- **Records for the task**
★ ★ ★ ★
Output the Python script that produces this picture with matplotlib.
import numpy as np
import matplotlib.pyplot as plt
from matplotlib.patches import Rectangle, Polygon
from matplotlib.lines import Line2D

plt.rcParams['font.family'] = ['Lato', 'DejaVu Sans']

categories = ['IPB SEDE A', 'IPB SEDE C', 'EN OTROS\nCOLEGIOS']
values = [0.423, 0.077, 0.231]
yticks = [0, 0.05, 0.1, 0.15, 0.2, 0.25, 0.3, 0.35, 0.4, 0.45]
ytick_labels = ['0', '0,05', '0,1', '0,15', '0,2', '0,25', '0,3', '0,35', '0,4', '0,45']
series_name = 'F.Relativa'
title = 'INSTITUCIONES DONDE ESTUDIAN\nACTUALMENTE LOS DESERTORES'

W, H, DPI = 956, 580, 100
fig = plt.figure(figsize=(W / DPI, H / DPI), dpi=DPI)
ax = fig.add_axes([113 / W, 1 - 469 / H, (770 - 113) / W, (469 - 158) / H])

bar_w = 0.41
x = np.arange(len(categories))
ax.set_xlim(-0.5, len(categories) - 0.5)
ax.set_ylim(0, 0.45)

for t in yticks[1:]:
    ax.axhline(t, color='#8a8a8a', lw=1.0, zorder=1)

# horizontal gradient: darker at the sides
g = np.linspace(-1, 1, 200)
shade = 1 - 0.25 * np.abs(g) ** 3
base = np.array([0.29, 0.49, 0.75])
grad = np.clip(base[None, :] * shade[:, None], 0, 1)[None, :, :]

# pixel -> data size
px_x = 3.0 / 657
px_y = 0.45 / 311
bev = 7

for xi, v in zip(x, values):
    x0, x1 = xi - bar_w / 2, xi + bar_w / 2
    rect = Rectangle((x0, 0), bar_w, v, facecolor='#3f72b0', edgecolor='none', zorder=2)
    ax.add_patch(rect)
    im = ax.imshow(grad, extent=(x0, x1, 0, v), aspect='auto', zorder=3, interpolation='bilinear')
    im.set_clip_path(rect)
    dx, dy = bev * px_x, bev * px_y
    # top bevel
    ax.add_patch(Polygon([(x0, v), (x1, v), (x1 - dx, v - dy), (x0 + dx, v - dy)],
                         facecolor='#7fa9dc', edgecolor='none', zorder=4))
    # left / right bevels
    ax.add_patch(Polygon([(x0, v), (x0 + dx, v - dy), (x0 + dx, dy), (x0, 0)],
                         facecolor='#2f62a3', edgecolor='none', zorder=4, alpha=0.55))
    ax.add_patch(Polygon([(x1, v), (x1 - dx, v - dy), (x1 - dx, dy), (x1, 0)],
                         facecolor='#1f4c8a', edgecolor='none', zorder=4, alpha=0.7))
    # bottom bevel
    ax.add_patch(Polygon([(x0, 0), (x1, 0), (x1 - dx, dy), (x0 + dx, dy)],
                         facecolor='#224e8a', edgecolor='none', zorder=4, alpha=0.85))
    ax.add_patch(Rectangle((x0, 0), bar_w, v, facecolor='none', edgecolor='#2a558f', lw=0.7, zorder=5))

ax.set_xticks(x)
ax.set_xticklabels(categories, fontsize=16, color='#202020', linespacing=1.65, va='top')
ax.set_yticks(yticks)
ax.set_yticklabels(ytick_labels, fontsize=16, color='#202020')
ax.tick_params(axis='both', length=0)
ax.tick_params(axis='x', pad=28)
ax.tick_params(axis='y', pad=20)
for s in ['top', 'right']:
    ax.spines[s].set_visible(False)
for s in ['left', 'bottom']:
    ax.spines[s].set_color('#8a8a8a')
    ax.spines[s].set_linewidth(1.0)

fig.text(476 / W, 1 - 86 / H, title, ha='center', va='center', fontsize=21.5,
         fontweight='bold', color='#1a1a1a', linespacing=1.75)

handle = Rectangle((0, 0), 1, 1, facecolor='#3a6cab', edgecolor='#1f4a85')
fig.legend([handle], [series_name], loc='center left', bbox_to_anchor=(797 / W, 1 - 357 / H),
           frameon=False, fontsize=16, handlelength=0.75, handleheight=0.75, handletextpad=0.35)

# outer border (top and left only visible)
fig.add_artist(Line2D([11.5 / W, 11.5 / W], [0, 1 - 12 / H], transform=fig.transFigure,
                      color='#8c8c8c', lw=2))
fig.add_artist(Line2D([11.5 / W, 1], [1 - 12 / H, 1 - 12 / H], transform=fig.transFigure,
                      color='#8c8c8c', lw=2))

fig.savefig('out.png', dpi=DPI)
★ ★ ★ ★
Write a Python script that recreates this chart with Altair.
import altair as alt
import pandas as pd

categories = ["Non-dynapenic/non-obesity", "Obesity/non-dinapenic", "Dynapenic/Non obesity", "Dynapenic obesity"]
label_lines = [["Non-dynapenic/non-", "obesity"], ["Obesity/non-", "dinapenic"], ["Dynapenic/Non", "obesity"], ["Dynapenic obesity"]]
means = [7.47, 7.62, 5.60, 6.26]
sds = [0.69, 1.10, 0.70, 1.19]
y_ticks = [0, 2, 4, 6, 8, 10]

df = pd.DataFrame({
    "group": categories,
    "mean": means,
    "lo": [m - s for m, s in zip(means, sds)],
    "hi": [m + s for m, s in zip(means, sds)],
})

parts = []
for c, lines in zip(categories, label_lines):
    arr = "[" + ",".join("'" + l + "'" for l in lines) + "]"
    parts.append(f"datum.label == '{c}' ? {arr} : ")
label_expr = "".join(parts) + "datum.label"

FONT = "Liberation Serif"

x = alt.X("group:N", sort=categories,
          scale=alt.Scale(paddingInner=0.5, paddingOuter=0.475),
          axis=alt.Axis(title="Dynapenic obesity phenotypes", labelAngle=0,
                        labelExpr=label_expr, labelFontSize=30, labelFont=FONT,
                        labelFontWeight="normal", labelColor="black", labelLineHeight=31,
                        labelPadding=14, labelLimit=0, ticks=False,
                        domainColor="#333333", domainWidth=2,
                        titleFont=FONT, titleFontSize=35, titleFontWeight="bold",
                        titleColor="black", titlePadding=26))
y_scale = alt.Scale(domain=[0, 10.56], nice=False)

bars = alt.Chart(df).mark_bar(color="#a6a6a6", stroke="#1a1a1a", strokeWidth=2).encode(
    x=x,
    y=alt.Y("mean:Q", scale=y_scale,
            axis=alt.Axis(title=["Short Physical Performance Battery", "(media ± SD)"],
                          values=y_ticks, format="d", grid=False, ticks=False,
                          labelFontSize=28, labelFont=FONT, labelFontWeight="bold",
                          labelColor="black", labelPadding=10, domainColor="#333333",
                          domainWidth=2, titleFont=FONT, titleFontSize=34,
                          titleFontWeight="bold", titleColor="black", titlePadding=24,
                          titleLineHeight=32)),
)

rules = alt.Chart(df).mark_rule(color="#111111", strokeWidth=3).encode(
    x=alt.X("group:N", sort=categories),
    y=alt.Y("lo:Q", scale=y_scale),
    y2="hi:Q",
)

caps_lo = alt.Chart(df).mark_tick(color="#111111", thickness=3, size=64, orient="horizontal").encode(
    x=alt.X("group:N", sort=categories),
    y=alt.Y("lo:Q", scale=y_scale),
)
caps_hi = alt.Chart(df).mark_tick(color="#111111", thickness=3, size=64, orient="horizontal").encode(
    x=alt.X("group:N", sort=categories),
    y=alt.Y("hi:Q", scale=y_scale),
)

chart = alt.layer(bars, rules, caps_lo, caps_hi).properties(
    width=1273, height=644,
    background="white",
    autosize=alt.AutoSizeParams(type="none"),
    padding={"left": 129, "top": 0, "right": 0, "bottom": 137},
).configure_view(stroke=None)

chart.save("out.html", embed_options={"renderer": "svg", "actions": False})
★ ★ ★ ★
Of the entries above, repeat exactly the lines from the line with "Output the Python" through the line with "title = 'INSTITUCIONES", both of them included.

Output the Python script that produces this picture with matplotlib.
import numpy as np
import matplotlib.pyplot as plt
from matplotlib.patches import Rectangle, Polygon
from matplotlib.lines import Line2D

plt.rcParams['font.family'] = ['Lato', 'DejaVu Sans']

categories = ['IPB SEDE A', 'IPB SEDE C', 'EN OTROS\nCOLEGIOS']
values = [0.423, 0.077, 0.231]
yticks = [0, 0.05, 0.1, 0.15, 0.2, 0.25, 0.3, 0.35, 0.4, 0.45]
ytick_labels = ['0', '0,05', '0,1', '0,15', '0,2', '0,25', '0,3', '0,35', '0,4', '0,45']
series_name = 'F.Relativa'
title = 'INSTITUCIONES DONDE ESTUDIAN\nACTUALMENTE LOS DESERTORES'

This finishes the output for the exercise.